§ What you should do: Exactly the lines from the line holding "Emit a LaTeX" to the line holding "(h2) at (1050,39)", both lines included, are to be echoed; pictures are not.

§ Data for this exercise:
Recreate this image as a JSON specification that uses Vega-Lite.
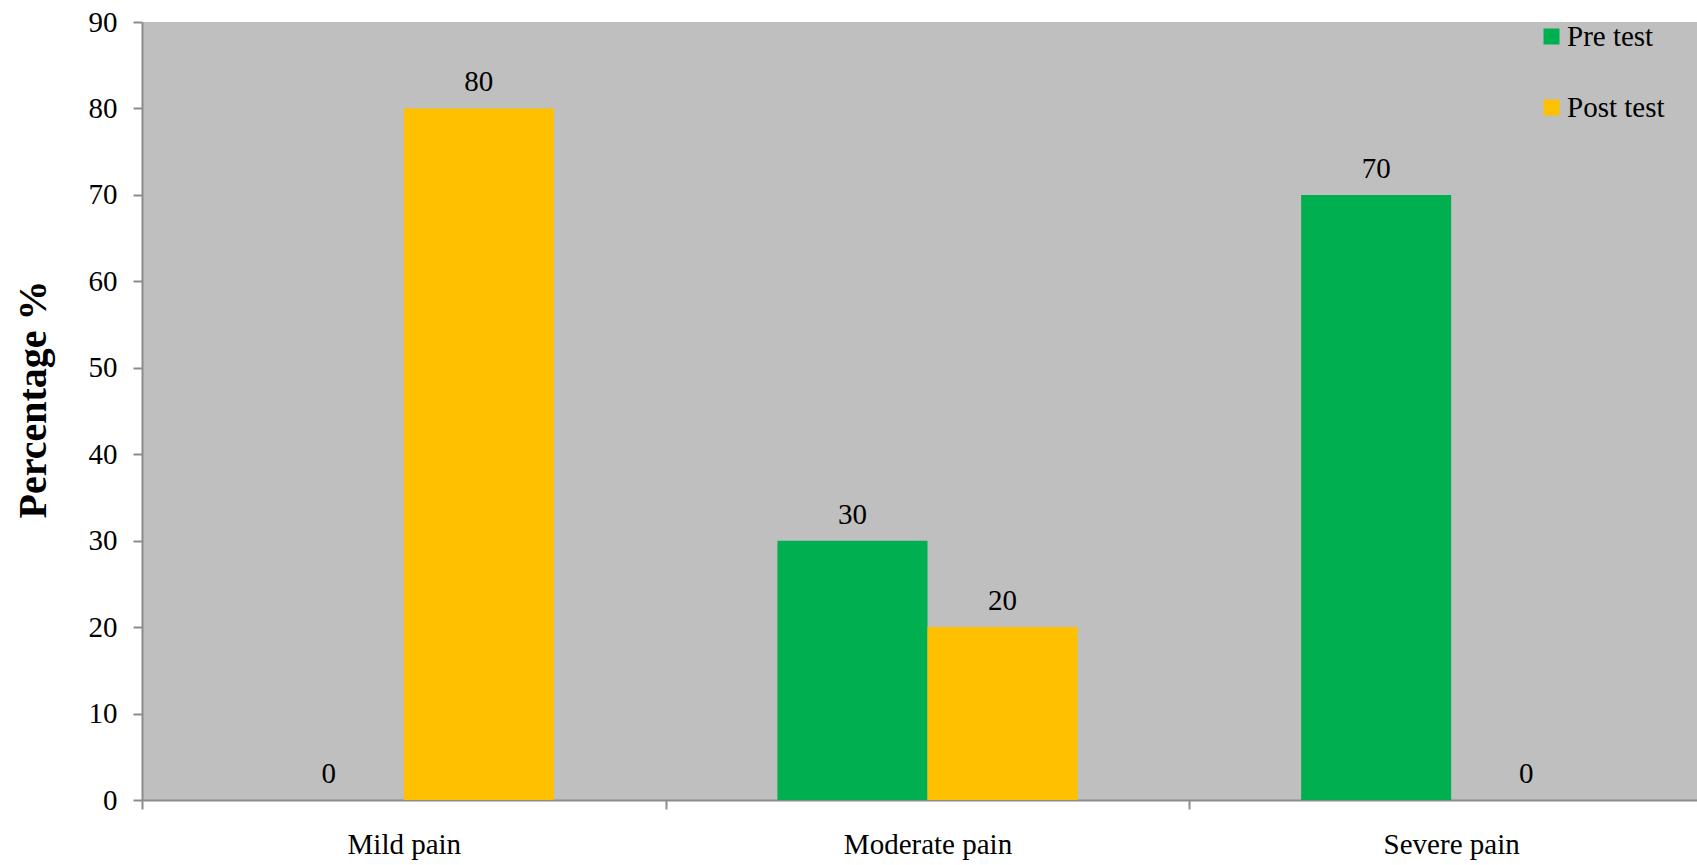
{
  "$schema": "https://vega.github.io/schema/vega-lite/v6.json",
  "autosize": {"type": "none"},
  "width": 1555,
  "height": 778,
  "padding": {"left": 142, "top": 22, "right": 0, "bottom": 65},
  "background": "white",
  "config": {
    "view": {"fill": "#BFBFBF", "stroke": null},
    "font": "Liberation Serif, Times New Roman, serif",
    "axis": {"grid": false, "domainColor": "#8C8C8C", "domainWidth": 2, "tickColor": "#8C8C8C", "tickWidth": 2, "labelColor": "black", "labelFont": "Liberation Serif, Times New Roman, serif", "labelFontSize": 29}
  },
  "data": {
    "values": [
      {"category": "Mild pain", "group": "Pre test", "value": 0},
      {"category": "Mild pain", "group": "Post test", "value": 80},
      {"category": "Moderate pain", "group": "Pre test", "value": 30},
      {"category": "Moderate pain", "group": "Post test", "value": 20},
      {"category": "Severe pain", "group": "Pre test", "value": 70},
      {"category": "Severe pain", "group": "Post test", "value": 0}
    ]
  },
  "encoding": {
    "x": {
      "field": "category", "type": "nominal", "sort": ["Mild pain", "Moderate pain", "Severe pain"],
      "scale": {"range": [0, 1571], "paddingInner": 0, "paddingOuter": 0},
      "axis": {"title": null, "labelAngle": 0, "tickBand": "extent", "tickSize": 9, "labelPadding": 44, "labelBaseline": "alphabetic"}
    },
    "xOffset": {
      "field": "group", "type": "nominal", "sort": ["Pre test", "Post test"],
      "scale": {"paddingInner": 0, "paddingOuter": 0.745}
    },
    "y": {
      "field": "value", "type": "quantitative",
      "scale": {"domain": [0, 90], "nice": false},
      "axis": {"values": [0, 10, 20, 30, 40, 50, 60, 70, 80, 90], "tickSize": 9, "labelPadding": 16,
        "title": "Percentage %", "titleFont": "Liberation Serif, Times New Roman, serif", "titleFontSize": 40, "titleFontWeight": "bold", "titleColor": "black",
        "titleAngle": -90, "titleBaseline": "alphabetic", "titleAlign": "center", "titleX": -97, "titleY": 377}
    }
  },
  "layer": [
    {
      "mark": {"type": "bar"},
      "encoding": {
        "color": {
          "field": "group", "type": "nominal", "sort": ["Pre test", "Post test"],
          "scale": {"domain": ["Pre test", "Post test"], "range": ["#00B050", "#FFC000"]},
          "legend": {"title": null, "orient": "none", "legendX": 1395, "legendY": 0, "padding": 0,
            "symbolType": "square", "symbolSize": 256, "symbolStrokeWidth": 0, "labelFontSize": 29, "labelFont": "Liberation Serif, Times New Roman, serif", "labelColor": "black",
            "labelOffset": 1, "rowPadding": 41}
        }
      }
    },
    {
      "mark": {"type": "text", "baseline": "alphabetic", "dy": -17, "fontSize": 29, "font": "Liberation Serif, Times New Roman, serif", "color": "black"},
      "encoding": {"text": {"field": "value", "type": "quantitative"}}
    }
  ]
}
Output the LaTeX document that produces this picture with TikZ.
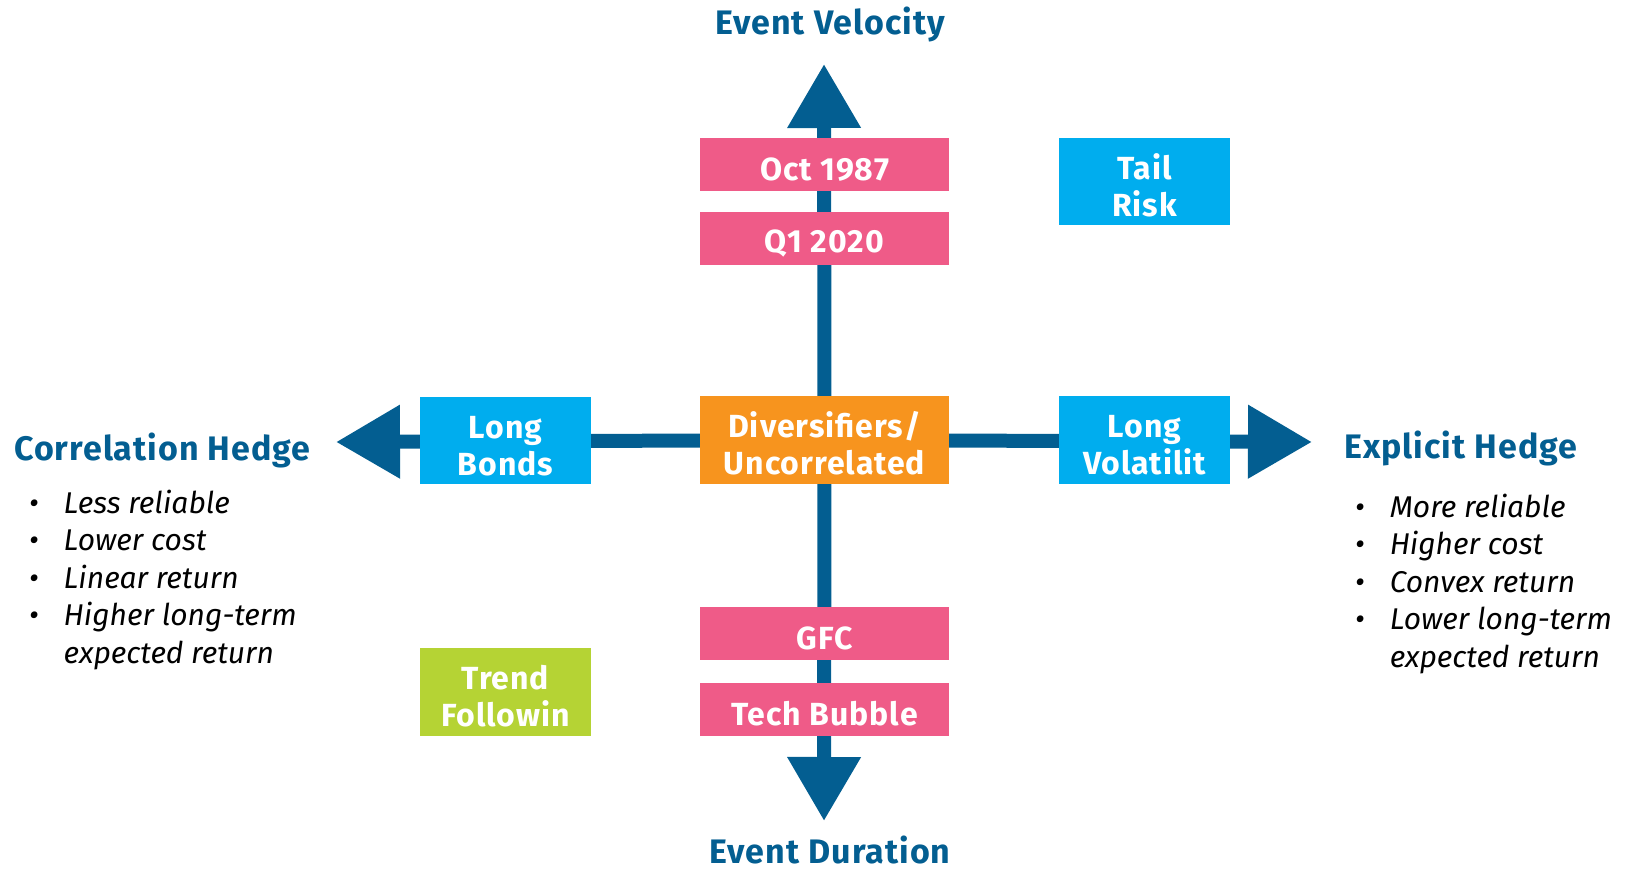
\documentclass[tikz,border=0pt]{standalone}
\usepackage{fontspec}
\setmainfont{Fira Sans}
\newfontfamily\headfont[LetterSpace=3.0]{Fira Sans}
\usetikzlibrary{arrows.meta,backgrounds}

\definecolor{axisblue}{RGB}{3,94,145}
\definecolor{eventpink}{RGB}{239,91,136}
\definecolor{hedgecyan}{RGB}{0,173,238}
\definecolor{divorange}{RGB}{247,148,30}
\definecolor{trendgreen}{RGB}{181,211,52}

\begin{document}
\begin{tikzpicture}[x=1pt,y=-1pt,
    twoline/.style={execute at begin node={\rule{0pt}{70pt}}}]
      \useasboundingbox (0,0) rectangle (1629,869);
      \begin{scope}[every node/.style={inner sep=0pt,text=white,align=center,
          font=\headfont\bfseries\fontsize{32}{37}\selectfont,
          execute at begin node={\rule{0pt}{32pt}}}]
        \node[fill=eventpink,minimum width=249pt,minimum height=53pt] (oct) at (824.5,164.5) {Oct 1987};
        \node[fill=eventpink,minimum width=249pt,minimum height=53pt] (q1) at (824.5,238.5) {Q1 2020};
        \node[fill=eventpink,minimum width=249pt,minimum height=53pt] (gfc) at (824.5,633.5) {GFC};
        \node[fill=eventpink,minimum width=249pt,minimum height=53pt] (tech) at (824.5,709.5) {Tech Bubble};
        \node[twoline,fill=hedgecyan,minimum width=171pt,minimum height=87pt] (tail) at (1144.5,181.5) {Tail\\Risk};
        \node[twoline,fill=hedgecyan,minimum width=171pt,minimum height=87pt] (bonds) at (505.5,440.5) {Long\\Bonds};
        \node[twoline,fill=divorange,minimum width=249pt,minimum height=88pt] (div) at (824.5,440) {Diversifiers/\\Uncorrelated};
        \node[twoline,fill=hedgecyan,minimum width=171pt,minimum height=88pt] (vol) at (1144.5,440) {Long\\Volatilit};
        \node[twoline,fill=trendgreen,minimum width=171pt,minimum height=88pt] (trend) at (505.5,692) {Trend\\Followin};
      \end{scope}
      \coordinate (velocity) at (824,64);
      \coordinate (duration) at (824,821);
      \coordinate (corr) at (336,442);
      \coordinate (explicit) at (1312,442);
      \begin{scope}[on background layer,
          every edge/.style={draw=axisblue,line width=14pt,-{Triangle[width=70pt,length=64pt]}}]
        \path (div) edge (velocity);
        \path (div) edge (duration);
        \path (div) edge (corr);
        \path (div) edge (explicit);
      \end{scope}
      \begin{scope}[every node/.style={text=axisblue,inner sep=0pt,
          font=\headfont\bfseries\fontsize{34}{38}\selectfont}]
        \node[anchor=base] (velolabel) at (830,35) {Event Velocity};
        \node[anchor=base] (durlabel) at (830,863) {Event Duration};
        \node[anchor=base west] (corrlabel) at (14,460) {Correlation Hedge};
        \node[anchor=base west] (explabel) at (1344,458) {Explicit Hedge};
      \end{scope}
      \begin{scope}[every node/.style={anchor=base west,inner sep=0pt,
          font=\itshape\fontsize{30}{37.5}\selectfont}]
        \node (corrlist) at (29,513) {\begin{tabular}[t]{@{}l@{\hspace{25pt}}l@{}}
            \textbullet & Less reliable\\
            \textbullet & Lower cost\\
            \textbullet & Linear return\\
            \textbullet & Higher long-term\\
                        & expected return
          \end{tabular}};
        \node (explist) at (1355,517) {\begin{tabular}[t]{@{}l@{\hspace{25pt}}l@{}}
            \textbullet & More reliable\\
            \textbullet & Higher cost\\
            \textbullet & Convex return\\
            \textbullet & Lower long-term\\
                        & expected return
          \end{tabular}};
      \end{scope}
    \end{tikzpicture}
\end{document}
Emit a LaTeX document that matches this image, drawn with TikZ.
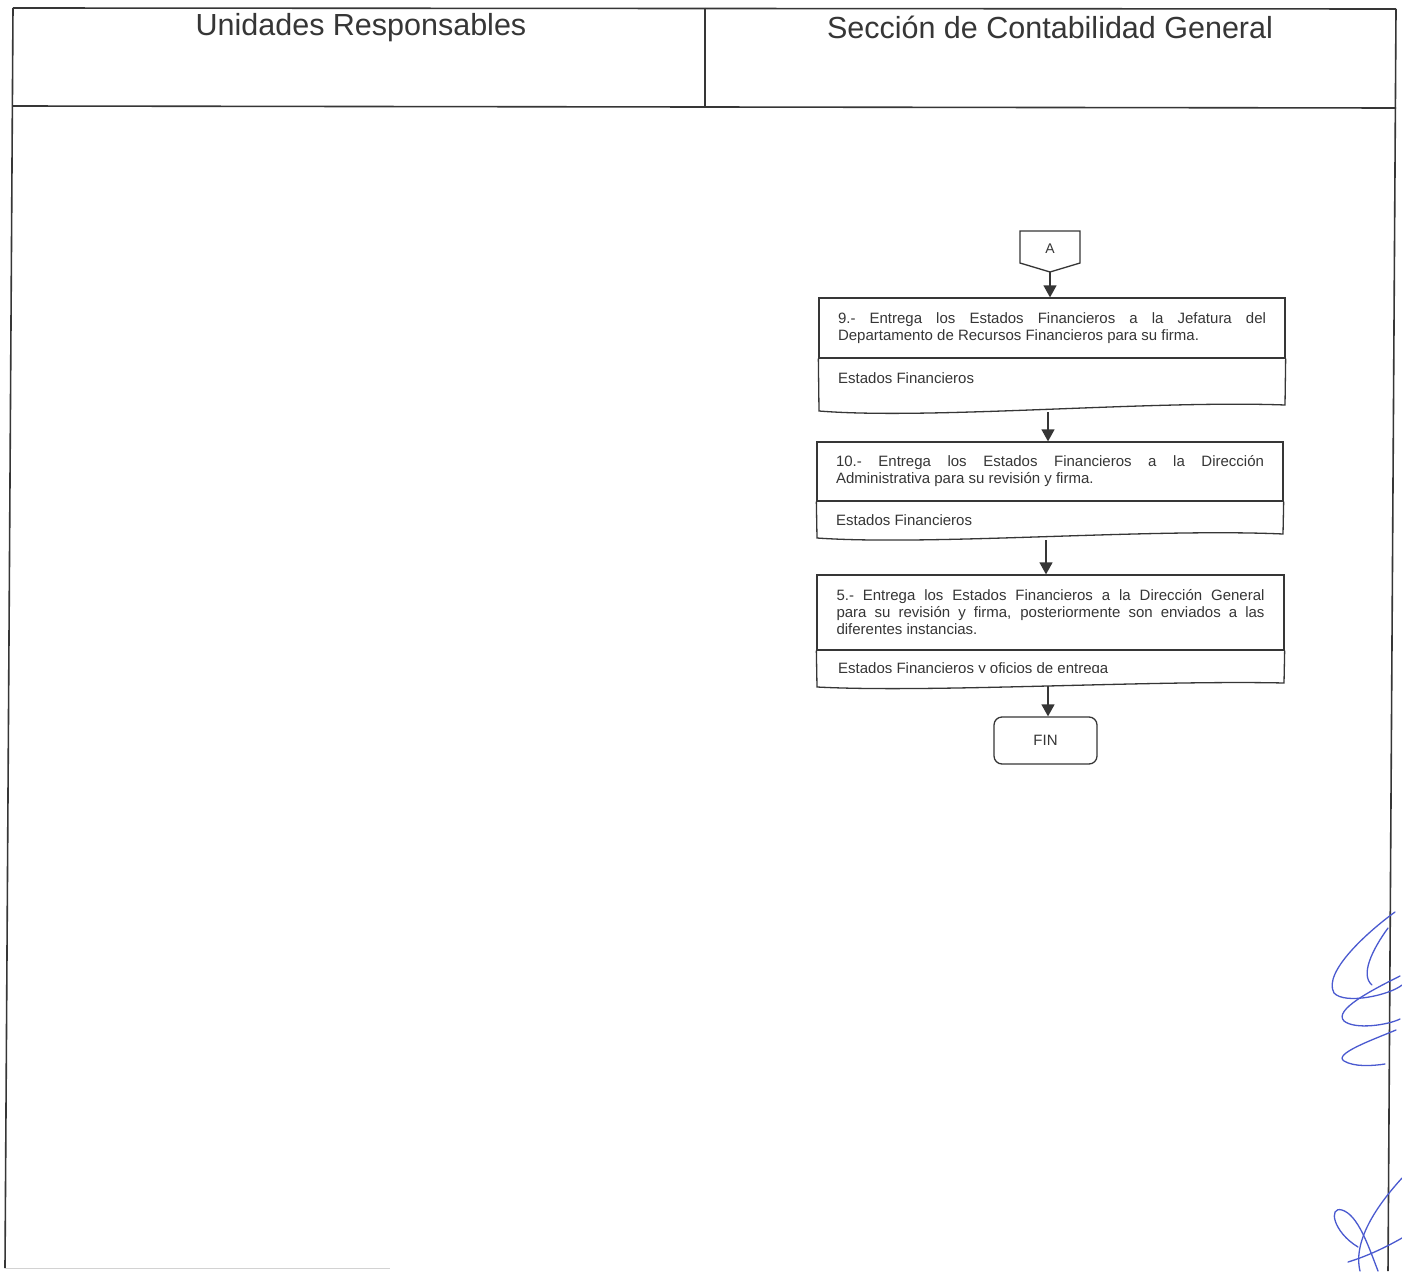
\documentclass[tikz,border=0pt]{standalone}
\usepackage{fontspec}
\setmainfont{Liberation Sans}
\usetikzlibrary{arrows.meta}
\definecolor{ink}{HTML}{363636}
\definecolor{pen}{HTML}{4A5AD0}
\begin{document}
\begin{tikzpicture}[x=1pt,y=-1pt,
  frame/.style={draw=ink,line width=1.6pt},
  lanehead/.style={font=\fontsize{30.5}{34}\selectfont,text=ink,anchor=base,inner sep=0pt},
  stepbox/.style={draw=ink,line width=1.3pt,inner sep=0pt,text width=428pt,align=justify,
    font=\fontsize{15}{17}\selectfont,text=ink},
  boxline/.style={draw=ink,line width=1.3pt},
  doctext/.style={anchor=base west,inner sep=0pt,font=\fontsize{15}{17}\selectfont,text=ink},
  conn/.style={draw=ink,line width=1.3pt,line join=miter},
  flow/.style={draw=ink,line width=1.4pt,-{Triangle[width=13pt,length=12pt]}},
  endbox/.style={draw=ink,line width=1.3pt,rounded corners=8pt,minimum width=103pt,
    minimum height=47pt,font=\fontsize{15}{17}\selectfont,text=ink},
  sign/.style={draw=pen,line width=1.3pt,line cap=round,line join=round}
]
\useasboundingbox[fill=white] (0,0) rectangle (1402,1271);
\begin{scope}
\clip (0,0) rectangle (1402,1271);

% swimlane frame
\draw[frame] (13,8) -- (1396,9);
\draw[frame] (13,8) -- (5,1268);
\draw[frame] (1396,9) -- (1388,1271);
\draw[frame] (13,106) -- (1396,108);
\draw[frame] (705,8) -- (705,107);
\draw[gray!35,line width=1pt] (5,1268) -- (390,1268);

% lane titles
\node[lanehead] (h1) at (361,36) {Unidades Responsables};
\node[lanehead] (h2) at (1050,39) {Sección de Contabilidad General};

% off-page connector A
\node[inner sep=0pt,font=\fontsize{14}{16}\selectfont,text=ink] (conA) at (1050,249) {A};
\draw[conn] (1020,231) -- (1080,231) -- (1080,263) -- (1050,272) -- (1020,263) -- cycle;
\coordinate (Atip) at (1050,272);

% step 9
\node[stepbox,minimum width=466pt,minimum height=60pt] (s9) at (1052,328)
  {9.- Entrega los Estados Financieros a la Jefatura del\linebreak
   Departamento de Recursos Financieros para su firma.};
\draw[boxline] (s9.south west) -- (819,411) .. controls (930,420) and (1150,400) .. (1285,405) -- (s9.south east);
\node[doctext] (d9) at (838,383) {Estados Financieros};
\coordinate (w9) at (1048,412);

% step 10
\node[stepbox,minimum width=466pt,minimum height=59pt] (s10) at (1050,471.5)
  {10.- Entrega los Estados Financieros a la Dirección\linebreak
   Administrativa para su revisión y firma.};
\draw[boxline] (s10.south west) -- (817,538) .. controls (930,546) and (1150,528) .. (1283,534) -- (s10.south east);
\node[doctext] (d10) at (836,525) {Estados Financieros};
\coordinate (w10) at (1046,540);

% step 5
\node[stepbox,minimum width=467pt,minimum height=75pt] (s5) at (1050.5,612.5)
  {5.- Entrega los Estados Financieros a la Dirección General\linebreak
   para su revisión y firma, posteriormente son enviados a las\linebreak
   diferentes instancias.};
\draw[boxline] (s5.south west) -- (817,687) .. controls (930,693) and (1150,680) .. (1284,683) -- (s5.south east);
\begin{scope}
  \clip (817,650) rectangle (1284,672.8);
  \node[doctext] (d5) at (838,673) {Estados Financieros y oficios de entrega};
\end{scope}
\coordinate (w5) at (1048,686);

% end
\node[endbox] (fin) at (1045.5,740.5) {FIN};

% flow
\draw[flow] (Atip) -- (Atip |- s9.north);
\draw[flow] (w9) -- (w9 |- s10.north);
\draw[flow] (w10) -- (w10 |- s5.north);
\draw[flow] (w5) -- (w5 |- fin.north);

% initials in the margin
\draw[sign] (1395,912) .. controls (1370,930) and (1322,972) .. (1334,993)
  .. controls (1345,1005) and (1390,995) .. (1402,985);
\draw[sign] (1388,928) .. controls (1372,950) and (1360,975) .. (1372,985);
\draw[sign] (1400,976) .. controls (1372,990) and (1333,1010) .. (1344,1021)
  .. controls (1355,1030) and (1388,1025) .. (1400,1019);
\draw[sign] (1396,1030) .. controls (1372,1040) and (1333,1054) .. (1344,1061)
  .. controls (1354,1067) and (1372,1066) .. (1385,1064);
\draw[sign] (1402,1178) .. controls (1382,1200) and (1352,1238) .. (1360,1271);
\draw[sign] (1358,1247) .. controls (1333,1232) and (1328,1206) .. (1342,1210)
  .. controls (1358,1215) and (1368,1245) .. (1378,1271);
\draw[sign] (1348,1262) .. controls (1368,1256) and (1388,1246) .. (1402,1238);
\end{scope}
\end{tikzpicture}
\end{document}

§ Answer to this problem:
Emit a LaTeX document that matches this image, drawn with TikZ.
\documentclass[tikz,border=0pt]{standalone}
\usepackage{fontspec}
\setmainfont{Liberation Sans}
\usetikzlibrary{arrows.meta}
\definecolor{ink}{HTML}{363636}
\definecolor{pen}{HTML}{4A5AD0}
\begin{document}
\begin{tikzpicture}[x=1pt,y=-1pt,
  frame/.style={draw=ink,line width=1.6pt},
  lanehead/.style={font=\fontsize{30.5}{34}\selectfont,text=ink,anchor=base,inner sep=0pt},
  stepbox/.style={draw=ink,line width=1.3pt,inner sep=0pt,text width=428pt,align=justify,
    font=\fontsize{15}{17}\selectfont,text=ink},
  boxline/.style={draw=ink,line width=1.3pt},
  doctext/.style={anchor=base west,inner sep=0pt,font=\fontsize{15}{17}\selectfont,text=ink},
  conn/.style={draw=ink,line width=1.3pt,line join=miter},
  flow/.style={draw=ink,line width=1.4pt,-{Triangle[width=13pt,length=12pt]}},
  endbox/.style={draw=ink,line width=1.3pt,rounded corners=8pt,minimum width=103pt,
    minimum height=47pt,font=\fontsize{15}{17}\selectfont,text=ink},
  sign/.style={draw=pen,line width=1.3pt,line cap=round,line join=round}
]
\useasboundingbox[fill=white] (0,0) rectangle (1402,1271);
\begin{scope}
\clip (0,0) rectangle (1402,1271);

% swimlane frame
\draw[frame] (13,8) -- (1396,9);
\draw[frame] (13,8) -- (5,1268);
\draw[frame] (1396,9) -- (1388,1271);
\draw[frame] (13,106) -- (1396,108);
\draw[frame] (705,8) -- (705,107);
\draw[gray!35,line width=1pt] (5,1268) -- (390,1268);

% lane titles
\node[lanehead] (h1) at (361,36) {Unidades Responsables};
\node[lanehead] (h2) at (1050,39) {Sección de Contabilidad General};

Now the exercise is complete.